How Hot It's Going To Be This Summer Across The US
The Climate Prediction Center at the National Oceanic and Atmospheric Administration (NOAA) has released its predictions for how hot it’s going to be this summer, and the word is: very hot. Like, insanely hot. Like, we-might-as-well-all-be-hanging-out-in-hell-because-then-at-least-we-wouldn’t-have-to-deal-with-the-A/C-bill hot. You may want to start stocking up on ice packs so that you can cuddle them in your sleep.
OK, I might be exaggerating slightly (although it may not feel that way when you’re walking home from work in 100-degree weather), but it is true that almost everywhere in the United States, including Hawaii and Alaska, has an increased probability of experiencing warmer than average temperatures from June to August. Areas along the coast (specifically the northeast coast and the entire western coastline) have the highest chances of bringing in hotter-than-usual temperatures, with Alaska’s Aleutian Islands winning the prize (if we want to call it that) of “Most Likely To Be Hotter Than Usual.” (I’m sure the Aleutian Islands are thrilled to have that honor in their yearbook).
The central Great Plains get to miss out on the extra-hot temperatures; Kansas, Nebraska, and most of South Dakota are not predicted to have above average temperatures.

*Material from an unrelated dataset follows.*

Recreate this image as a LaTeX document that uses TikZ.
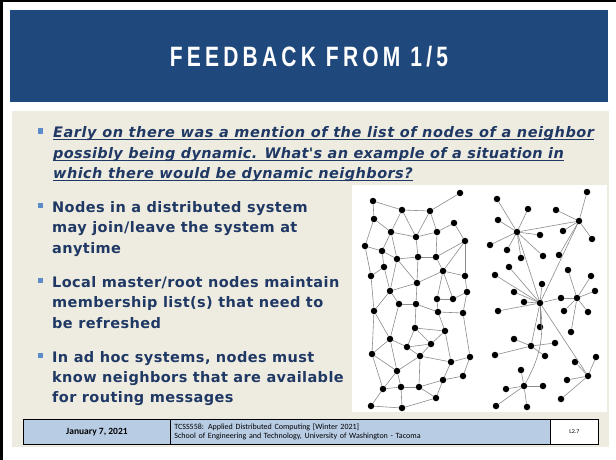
\documentclass[tikz,border=0pt]{standalone}
\usepackage{fontspec}
\setmainfont{Liberation Sans}
\newfontfamily\titlefont{Liberation Sans}[FakeStretch=0.75,LetterSpace=15]
\newfontfamily\bodyfont{DejaVu Sans}[LetterSpace=2.8]
\newfontfamily\askfont{DejaVu Sans}[LetterSpace=3]
\newfontfamily\footfont{Carlito}

\definecolor{banner}{RGB}{31,73,125}
\definecolor{panel}{RGB}{238,236,225}
\definecolor{ink}{RGB}{31,56,100}
\definecolor{bulletblue}{RGB}{91,139,201}
\definecolor{footblue}{RGB}{184,204,228}
\definecolor{edgegray}{RGB}{140,140,140}

\tikzset{
  txt/.style={anchor=base west, inner sep=0pt, text=ink, font=\bodyfont\bfseries\fontsize{14.5}{15}\selectfont},
  ask/.style={txt, font=\askfont\bfseries\itshape\fontsize{14.5}{15}\selectfont},
  uline/.style={ink, line width=1.1pt},
  sq/.style={fill=bulletblue, minimum size=5.5pt, inner sep=0pt},
  netdot/.style={circle, fill=black, inner sep=0pt, minimum size=6.5pt},
  link/.style={edgegray, line width=0.6pt},
  cell/.style={draw=black, line width=0.8pt, inner sep=0pt, anchor=north west, minimum height=25pt}
}

\begin{document}
\begin{tikzpicture}[x=1pt,y=-1pt]
  \useasboundingbox (0,0) rectangle (616,460);
  \fill[white] (0,0) rectangle (616,460);
  % frame edges
  \fill[black] (0,0) rectangle (616,2);
  \fill[black] (0,0) rectangle (3,460);

  % title bar
  \fill[banner] (10,10) rectangle (608,102);
  \node[text=white, font=\titlefont\bfseries\fontsize{28}{28}\selectfont] (title) at (309,57) {FEEDBACK FROM 1/5};

  % body panel
  \fill[panel] (12,111) rectangle (609,447);

  % question
  \node[sq] (s1) at (40.5,131) {};
  \node[ask] (q1) at (53,137) {\addfontfeatures{LetterSpace=3.8}Early on there was a mention of the list of nodes of a neighbor};
  \node[ask] (q2) at (53,158) {\addfontfeatures{LetterSpace=2.3}possibly being dynamic. What's an example of a situation in};
  \node[ask] (q3) at (53,178) {which there would be dynamic neighbors?};
  \foreach \q in {q1,q2,q3}
    \draw[uline] ([yshift=-2.6pt]\q.base west) -- ([yshift=-2.6pt]\q.base east);

  % answers
  \node[sq] (s2) at (40.5,205.5) {};
  \node[txt] (a1) at (52,212) {Nodes in a distributed system};
  \node[txt] (a2) at (52,232.5) {may join/leave the system at};
  \node[txt] (a3) at (52,253) {anytime};

  \node[sq] (s3) at (40.5,280.5) {};
  \node[txt] (b1) at (52,287) {Local master/root nodes maintain};
  \node[txt] (b2) at (52,307.5) {membership list(s) that need to};
  \node[txt] (b3) at (52,328) {be refreshed};

  \node[sq] (s4) at (40.5,355.5) {};
  \node[txt] (c1) at (52,362) {In ad hoc systems, nodes must};
  \node[txt] (c2) at (52,382) {know neighbors that are available};
  \node[txt] (c3) at (52,402) {for routing messages};

  % network picture
  \fill[white] (352,185) rectangle (607,412);

  % mesh on the left
  \foreach \n/\x/\y in {la/373/201, lb/460/193, lc/402/210, ld/430/211, le/374/219,
      lf/454/223, lg/391/232, lh/416/237, li/437/232, lj/465/241, lk/365/246,
      ll/382/251, lm/397/259, ln/418/257, lo/436/257, lp/384/267, lq/443/271,
      lr/371/276, ls/465/276, lt/417/283, lu/390/291, lv/467/292, lw/437/299,
      lx/453/299, ly/399/304, lz/416/304, lA/374/311, lB/438/312, lC/463/313,
      lD/415/328, lE/445/331, lF/390/339, lG/407/347, lH/431/344, lI/372/354,
      lJ/420/356, lK/470/357, lL/451/362, lM/397/371, lN/463/376, lO/443/380,
      lP/383/389, lQ/401/387, lR/419/387, lS/436/398, lT/371/406, lU/402/408}
    \node[netdot] (\n) at (\x,\y) {};
  \foreach \a/\b in {la/lc, la/le, lc/ld, ld/lb, lc/lg, lc/lh, ld/lh, ld/li,
      le/lg, le/lk, lg/lh, lh/li, li/lf, lf/lj, lg/ll, lg/lm, lk/ll, lk/lr,
      ll/lm, ll/lp, lm/ln, lm/lt, lh/ln, ln/lo, li/lo, lo/lj, lj/lq, lj/ls,
      lo/lq, lq/ls, lq/lt, lq/lw, lq/lx, lp/lr, lp/lu, lm/lu, lr/lA, ln/lt,
      lt/lu, ls/lv, lv/lx, lw/lx, lw/lB, lv/lC, lu/ly, lu/lA, ly/lz, lt/lz,
      lA/lF, ly/lF, lz/lD, lz/lB, lB/lC, lB/lE, lD/lE, lD/lG, lD/lH, lH/lE,
      lE/lL, lC/lK, lF/lG, lG/lH, lF/lI, lA/lI, lG/lJ, lH/lJ, lJ/lL, lL/lK,
      lK/lN, lI/lM, lF/lM, lM/lJ, lM/lQ, lM/lP, lI/lP, lP/lQ, lQ/lR, lR/lJ,
      lR/lO, lO/lL, lO/lN, lR/lS, lP/lT, lT/lU, lQ/lU, lU/lS, lS/lO}
    \draw[link] (\a) -- (\b);

  % hubs on the right
  \foreach \n/\x/\y in {ha/517/232, hb/579/221, hc/540/303, hd/577/298,
      he/531/346, hf/524/386, hg/588/376,
      pa1/497/199, pa2/528/209, pa3/498/220, pa4/540/235, pa5/490/245,
      pa6/507/250, pa7/521/258, pa8/543/256,
      pb1/587/192, pb2/556/210, pb3/563/231, pb4/592/239, pb5/559/255,
      pc1/509/267, pc2/495/275, pc3/542/284, pc4/514/292, pc5/524/302,
      pc6/498/311, pc7/540/327, pc8/561/298,
      pd1/568/270, pd2/591/276, pd3/595/291, pd4/564/311, pd5/588/312, pd6/571/332,
      pe1/514/339, pe2/555/343, pe3/545/356, pe4/495/355,
      pf1/521/370, pf2/506/389, pf3/543/386, pf4/496/406, pf5/527/407,
      pg1/596/357, pg2/575/362, pg3/567/380, pg4/561/399}
    \node[netdot] (\n) at (\x,\y) {};
  \foreach \h/\k/\m in {ha/pa/8, hb/pb/5, hc/pc/8, hd/pd/6, he/pe/4, hf/pf/5, hg/pg/4}
    \foreach \i in {1,...,\m}
      \draw[link] (\h) -- (\k\i);
  \foreach \a/\b in {ha/hb, ha/hc, hb/hc, pc8/hd, hc/he, hc/hg}
    \draw[link] (\a) -- (\b);
  \draw[link] (hc) to[bend left=18] (hf);

  % footer
  \node[cell, fill=footblue, minimum width=147pt, font=\footfont\bfseries\fontsize{9.5}{10}\selectfont] (date) at (23,419) {January 7, 2021};
  \node[cell, fill=footblue, minimum width=380pt, text width=372pt, align=left, inner xsep=4pt, font=\footfont\fontsize{8}{9.5}\selectfont] (course) at (170,419) {TCSS558: Applied Distributed Computing [Winter 2021]\\School of Engineering and Technology, University of Washington - Tacoma};
  \node[cell, fill=white, minimum width=48pt, font=\footfont\fontsize{6}{7}\selectfont] (slide) at (550,419) {L2.7};
\end{tikzpicture}
\end{document}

You can see these predictions represented visually on this map from the NOAA. Notably, the darker colors do not indicate that these areas will be hotter than areas with lighter colors. The darker colors simply mean that these areas have a higher probability of experiencing above-average temperatures in the next few months.

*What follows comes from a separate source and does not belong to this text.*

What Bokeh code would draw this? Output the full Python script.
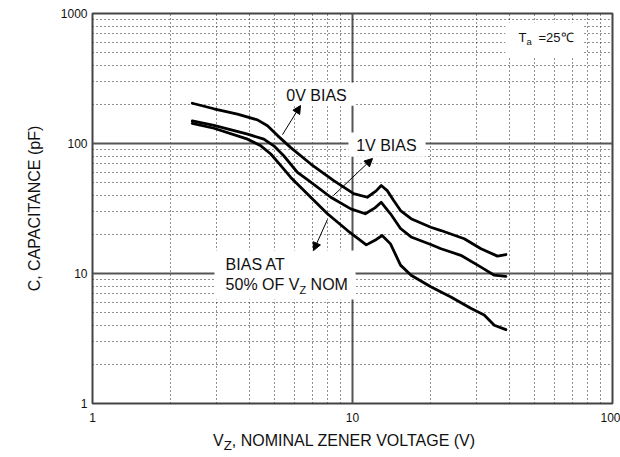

The NOAA also released info with predictions for rain for this summer. Most of the country doesn’t need to prepare for wetter-then-normal weather, but some parts of New England, the Rockies, and the Central Plains have heightened chances of getting more precipitation than usual.
The NOAA doesn’t predict that the summer’s above-average temperatures will stick around everywhere. The southern United States can continue to expect above-average temperatures into the winter months, but it’s looking like northern and central regions will have unusually cold winters.